* **Source excerpt**:

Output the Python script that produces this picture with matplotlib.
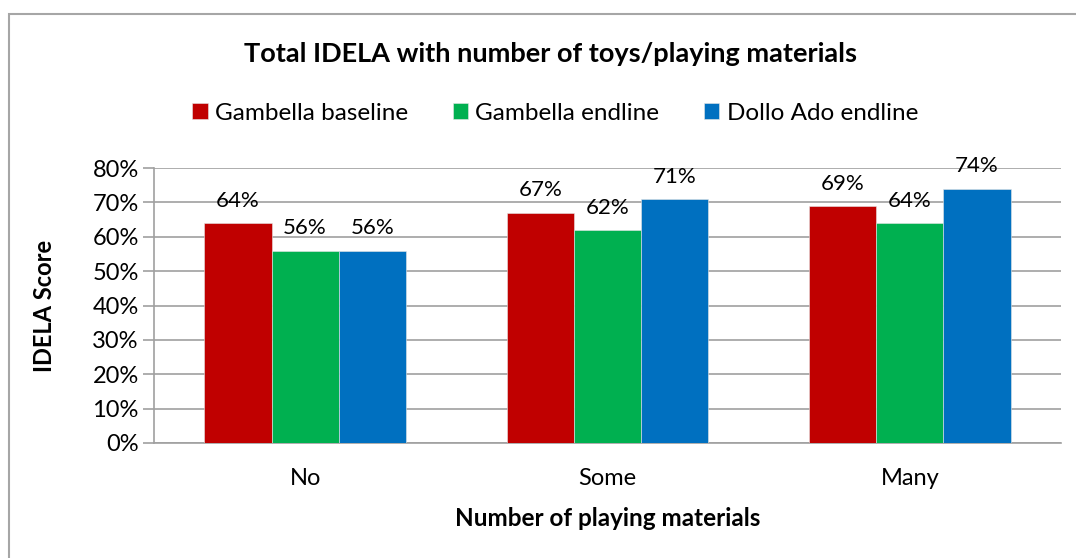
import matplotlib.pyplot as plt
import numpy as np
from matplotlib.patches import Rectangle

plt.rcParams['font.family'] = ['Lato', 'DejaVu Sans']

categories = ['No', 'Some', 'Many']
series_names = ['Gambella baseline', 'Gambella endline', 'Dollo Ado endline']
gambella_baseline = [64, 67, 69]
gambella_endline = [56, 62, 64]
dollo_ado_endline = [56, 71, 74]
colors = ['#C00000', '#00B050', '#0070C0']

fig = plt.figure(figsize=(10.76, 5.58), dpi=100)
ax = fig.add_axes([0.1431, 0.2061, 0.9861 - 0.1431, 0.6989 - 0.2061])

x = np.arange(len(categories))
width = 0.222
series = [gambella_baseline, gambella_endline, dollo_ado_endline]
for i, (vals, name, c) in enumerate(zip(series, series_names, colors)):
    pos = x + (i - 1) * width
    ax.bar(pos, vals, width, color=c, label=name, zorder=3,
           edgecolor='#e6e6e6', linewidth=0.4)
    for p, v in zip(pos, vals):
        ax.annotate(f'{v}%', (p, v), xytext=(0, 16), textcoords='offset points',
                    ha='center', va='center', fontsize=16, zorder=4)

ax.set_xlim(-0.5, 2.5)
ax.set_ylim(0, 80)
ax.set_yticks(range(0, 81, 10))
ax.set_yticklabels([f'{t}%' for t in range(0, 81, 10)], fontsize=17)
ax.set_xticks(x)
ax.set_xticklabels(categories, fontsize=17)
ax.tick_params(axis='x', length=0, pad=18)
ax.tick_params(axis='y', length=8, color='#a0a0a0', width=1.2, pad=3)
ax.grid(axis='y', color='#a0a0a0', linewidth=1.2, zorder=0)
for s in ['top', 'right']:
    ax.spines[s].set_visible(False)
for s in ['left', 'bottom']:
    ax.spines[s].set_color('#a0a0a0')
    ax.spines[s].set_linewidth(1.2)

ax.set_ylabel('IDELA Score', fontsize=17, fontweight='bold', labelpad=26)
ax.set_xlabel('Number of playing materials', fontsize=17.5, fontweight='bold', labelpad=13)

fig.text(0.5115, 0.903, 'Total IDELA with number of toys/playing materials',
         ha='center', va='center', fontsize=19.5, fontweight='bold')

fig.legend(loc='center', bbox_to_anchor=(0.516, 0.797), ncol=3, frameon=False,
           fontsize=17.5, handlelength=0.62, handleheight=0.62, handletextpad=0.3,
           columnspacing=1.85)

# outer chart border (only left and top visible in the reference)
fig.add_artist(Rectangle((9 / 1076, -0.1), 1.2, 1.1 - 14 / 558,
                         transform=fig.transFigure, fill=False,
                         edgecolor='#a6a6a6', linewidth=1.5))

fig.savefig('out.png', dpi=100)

* **Required work**:
Reproduce the material in its entirety and word for word, without the pictures.

* **Result for this task**:
Output the Python script that produces this picture with matplotlib.
import matplotlib.pyplot as plt
import numpy as np
from matplotlib.patches import Rectangle

plt.rcParams['font.family'] = ['Lato', 'DejaVu Sans']

categories = ['No', 'Some', 'Many']
series_names = ['Gambella baseline', 'Gambella endline', 'Dollo Ado endline']
gambella_baseline = [64, 67, 69]
gambella_endline = [56, 62, 64]
dollo_ado_endline = [56, 71, 74]
colors = ['#C00000', '#00B050', '#0070C0']

fig = plt.figure(figsize=(10.76, 5.58), dpi=100)
ax = fig.add_axes([0.1431, 0.2061, 0.9861 - 0.1431, 0.6989 - 0.2061])

x = np.arange(len(categories))
width = 0.222
series = [gambella_baseline, gambella_endline, dollo_ado_endline]
for i, (vals, name, c) in enumerate(zip(series, series_names, colors)):
    pos = x + (i - 1) * width
    ax.bar(pos, vals, width, color=c, label=name, zorder=3,
           edgecolor='#e6e6e6', linewidth=0.4)
    for p, v in zip(pos, vals):
        ax.annotate(f'{v}%', (p, v), xytext=(0, 16), textcoords='offset points',
                    ha='center', va='center', fontsize=16, zorder=4)

ax.set_xlim(-0.5, 2.5)
ax.set_ylim(0, 80)
ax.set_yticks(range(0, 81, 10))
ax.set_yticklabels([f'{t}%' for t in range(0, 81, 10)], fontsize=17)
ax.set_xticks(x)
ax.set_xticklabels(categories, fontsize=17)
ax.tick_params(axis='x', length=0, pad=18)
ax.tick_params(axis='y', length=8, color='#a0a0a0', width=1.2, pad=3)
ax.grid(axis='y', color='#a0a0a0', linewidth=1.2, zorder=0)
for s in ['top', 'right']:
    ax.spines[s].set_visible(False)
for s in ['left', 'bottom']:
    ax.spines[s].set_color('#a0a0a0')
    ax.spines[s].set_linewidth(1.2)

ax.set_ylabel('IDELA Score', fontsize=17, fontweight='bold', labelpad=26)
ax.set_xlabel('Number of playing materials', fontsize=17.5, fontweight='bold', labelpad=13)

fig.text(0.5115, 0.903, 'Total IDELA with number of toys/playing materials',
         ha='center', va='center', fontsize=19.5, fontweight='bold')

fig.legend(loc='center', bbox_to_anchor=(0.516, 0.797), ncol=3, frameon=False,
           fontsize=17.5, handlelength=0.62, handleheight=0.62, handletextpad=0.3,
           columnspacing=1.85)

# outer chart border (only left and top visible in the reference)
fig.add_artist(Rectangle((9 / 1076, -0.1), 1.2, 1.1 - 14 / 558,
                         transform=fig.transFigure, fill=False,
                         edgecolor='#a6a6a6', linewidth=1.5))

fig.savefig('out.png', dpi=100)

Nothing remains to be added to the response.